start PROVIDED MATERIAL
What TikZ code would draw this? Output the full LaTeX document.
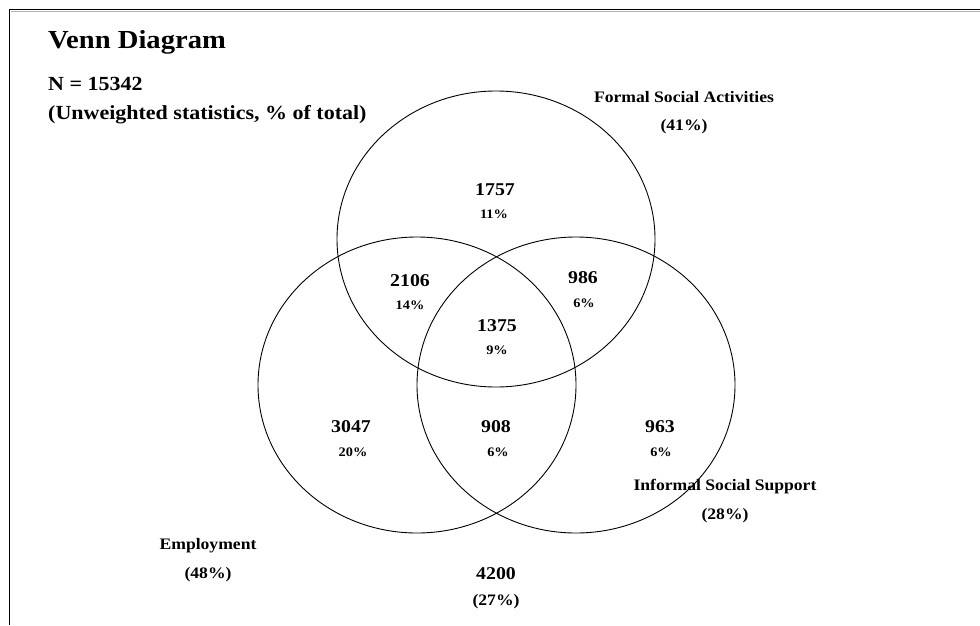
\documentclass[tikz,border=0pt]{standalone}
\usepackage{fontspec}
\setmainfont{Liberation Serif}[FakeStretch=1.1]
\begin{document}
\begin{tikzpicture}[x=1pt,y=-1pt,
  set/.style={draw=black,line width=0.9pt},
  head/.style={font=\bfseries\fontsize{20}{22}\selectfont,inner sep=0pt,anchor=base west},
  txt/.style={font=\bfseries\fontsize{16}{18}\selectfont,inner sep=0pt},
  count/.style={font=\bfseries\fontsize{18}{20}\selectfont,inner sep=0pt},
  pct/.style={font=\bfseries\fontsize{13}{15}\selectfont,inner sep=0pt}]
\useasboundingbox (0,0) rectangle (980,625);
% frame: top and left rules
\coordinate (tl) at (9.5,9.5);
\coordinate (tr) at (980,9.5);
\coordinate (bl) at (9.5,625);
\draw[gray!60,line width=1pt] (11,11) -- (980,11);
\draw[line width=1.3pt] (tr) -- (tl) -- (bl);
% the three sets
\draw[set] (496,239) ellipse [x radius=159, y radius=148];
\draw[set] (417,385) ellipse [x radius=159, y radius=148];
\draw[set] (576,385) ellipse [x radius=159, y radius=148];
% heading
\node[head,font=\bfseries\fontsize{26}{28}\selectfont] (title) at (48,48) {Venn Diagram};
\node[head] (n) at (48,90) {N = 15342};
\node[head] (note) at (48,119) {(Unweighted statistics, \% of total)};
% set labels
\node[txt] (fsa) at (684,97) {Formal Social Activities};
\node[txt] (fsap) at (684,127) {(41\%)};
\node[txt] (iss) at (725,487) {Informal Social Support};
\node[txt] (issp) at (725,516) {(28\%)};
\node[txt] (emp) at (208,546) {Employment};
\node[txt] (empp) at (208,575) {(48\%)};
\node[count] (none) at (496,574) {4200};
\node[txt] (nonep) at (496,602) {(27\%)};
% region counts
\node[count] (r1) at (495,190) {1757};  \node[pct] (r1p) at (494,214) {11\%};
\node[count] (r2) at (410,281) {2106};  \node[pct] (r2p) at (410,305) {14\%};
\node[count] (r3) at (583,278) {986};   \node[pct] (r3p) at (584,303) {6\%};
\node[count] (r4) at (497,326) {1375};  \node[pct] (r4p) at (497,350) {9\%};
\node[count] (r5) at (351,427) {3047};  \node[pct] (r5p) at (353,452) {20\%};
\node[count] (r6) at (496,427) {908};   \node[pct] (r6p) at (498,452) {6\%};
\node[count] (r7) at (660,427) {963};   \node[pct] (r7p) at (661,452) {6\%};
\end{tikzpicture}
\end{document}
end PROVIDED MATERIAL
start PROVIDED MATERIAL
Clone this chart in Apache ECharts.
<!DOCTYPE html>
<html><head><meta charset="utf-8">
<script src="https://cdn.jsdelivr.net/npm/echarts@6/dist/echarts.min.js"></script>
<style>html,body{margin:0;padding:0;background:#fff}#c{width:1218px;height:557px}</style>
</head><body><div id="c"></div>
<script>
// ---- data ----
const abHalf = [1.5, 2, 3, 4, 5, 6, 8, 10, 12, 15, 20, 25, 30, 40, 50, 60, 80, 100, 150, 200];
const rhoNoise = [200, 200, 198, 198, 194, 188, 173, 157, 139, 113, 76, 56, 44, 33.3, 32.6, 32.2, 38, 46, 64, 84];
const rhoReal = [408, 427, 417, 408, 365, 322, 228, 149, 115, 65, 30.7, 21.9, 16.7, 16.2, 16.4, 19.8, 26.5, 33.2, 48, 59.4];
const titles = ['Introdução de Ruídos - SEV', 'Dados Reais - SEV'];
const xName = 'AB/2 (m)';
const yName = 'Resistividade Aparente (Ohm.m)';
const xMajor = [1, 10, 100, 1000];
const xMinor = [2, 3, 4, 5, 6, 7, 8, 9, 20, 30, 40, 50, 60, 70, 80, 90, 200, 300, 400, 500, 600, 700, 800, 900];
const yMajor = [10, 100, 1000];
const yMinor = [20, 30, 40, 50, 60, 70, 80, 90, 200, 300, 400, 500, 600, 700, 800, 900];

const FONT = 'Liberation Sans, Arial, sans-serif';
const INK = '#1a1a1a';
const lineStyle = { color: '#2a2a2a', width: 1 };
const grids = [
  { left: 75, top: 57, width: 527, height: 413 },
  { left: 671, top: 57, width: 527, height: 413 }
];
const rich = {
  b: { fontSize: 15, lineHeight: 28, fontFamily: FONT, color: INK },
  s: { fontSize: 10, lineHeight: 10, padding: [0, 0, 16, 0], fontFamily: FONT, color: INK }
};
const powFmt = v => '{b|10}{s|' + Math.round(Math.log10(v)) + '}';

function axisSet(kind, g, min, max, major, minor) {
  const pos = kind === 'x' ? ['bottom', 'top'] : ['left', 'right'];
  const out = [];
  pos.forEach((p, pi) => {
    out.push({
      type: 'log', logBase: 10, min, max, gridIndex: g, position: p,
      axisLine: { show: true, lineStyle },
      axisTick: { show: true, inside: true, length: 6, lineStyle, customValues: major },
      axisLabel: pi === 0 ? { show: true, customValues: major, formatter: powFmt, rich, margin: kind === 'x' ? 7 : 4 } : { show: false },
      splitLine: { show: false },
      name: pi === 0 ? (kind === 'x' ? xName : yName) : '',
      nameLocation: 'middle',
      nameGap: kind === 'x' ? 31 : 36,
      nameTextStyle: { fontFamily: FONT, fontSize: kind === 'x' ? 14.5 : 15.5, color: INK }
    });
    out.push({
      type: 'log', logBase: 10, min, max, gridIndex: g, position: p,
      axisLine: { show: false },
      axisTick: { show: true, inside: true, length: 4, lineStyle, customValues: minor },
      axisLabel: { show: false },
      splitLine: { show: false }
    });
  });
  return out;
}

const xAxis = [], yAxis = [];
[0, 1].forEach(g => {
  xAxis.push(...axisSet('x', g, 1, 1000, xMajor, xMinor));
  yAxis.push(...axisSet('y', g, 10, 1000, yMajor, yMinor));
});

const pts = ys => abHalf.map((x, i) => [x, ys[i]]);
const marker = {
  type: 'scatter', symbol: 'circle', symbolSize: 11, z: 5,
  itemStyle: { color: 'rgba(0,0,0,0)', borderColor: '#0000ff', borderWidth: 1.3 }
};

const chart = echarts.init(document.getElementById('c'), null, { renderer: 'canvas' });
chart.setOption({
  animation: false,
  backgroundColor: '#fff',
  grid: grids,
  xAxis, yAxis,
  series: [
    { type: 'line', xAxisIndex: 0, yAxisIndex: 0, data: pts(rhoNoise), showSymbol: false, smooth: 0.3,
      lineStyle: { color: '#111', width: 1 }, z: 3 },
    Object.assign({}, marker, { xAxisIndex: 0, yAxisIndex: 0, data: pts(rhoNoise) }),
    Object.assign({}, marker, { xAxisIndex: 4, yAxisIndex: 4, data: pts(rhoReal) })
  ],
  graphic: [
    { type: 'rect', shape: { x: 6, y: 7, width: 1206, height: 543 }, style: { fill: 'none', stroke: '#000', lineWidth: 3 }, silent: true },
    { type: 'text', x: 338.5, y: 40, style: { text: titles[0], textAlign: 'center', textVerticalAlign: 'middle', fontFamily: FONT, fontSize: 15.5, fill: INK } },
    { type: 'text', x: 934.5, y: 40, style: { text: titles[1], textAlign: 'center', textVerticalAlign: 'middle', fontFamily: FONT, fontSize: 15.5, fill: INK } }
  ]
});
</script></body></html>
end PROVIDED MATERIAL
● JOB
Copy each line of the listing that holds the word "this".

● REPLY
What TikZ code would draw this? Output the full LaTeX document.
Clone this chart in Apache ECharts.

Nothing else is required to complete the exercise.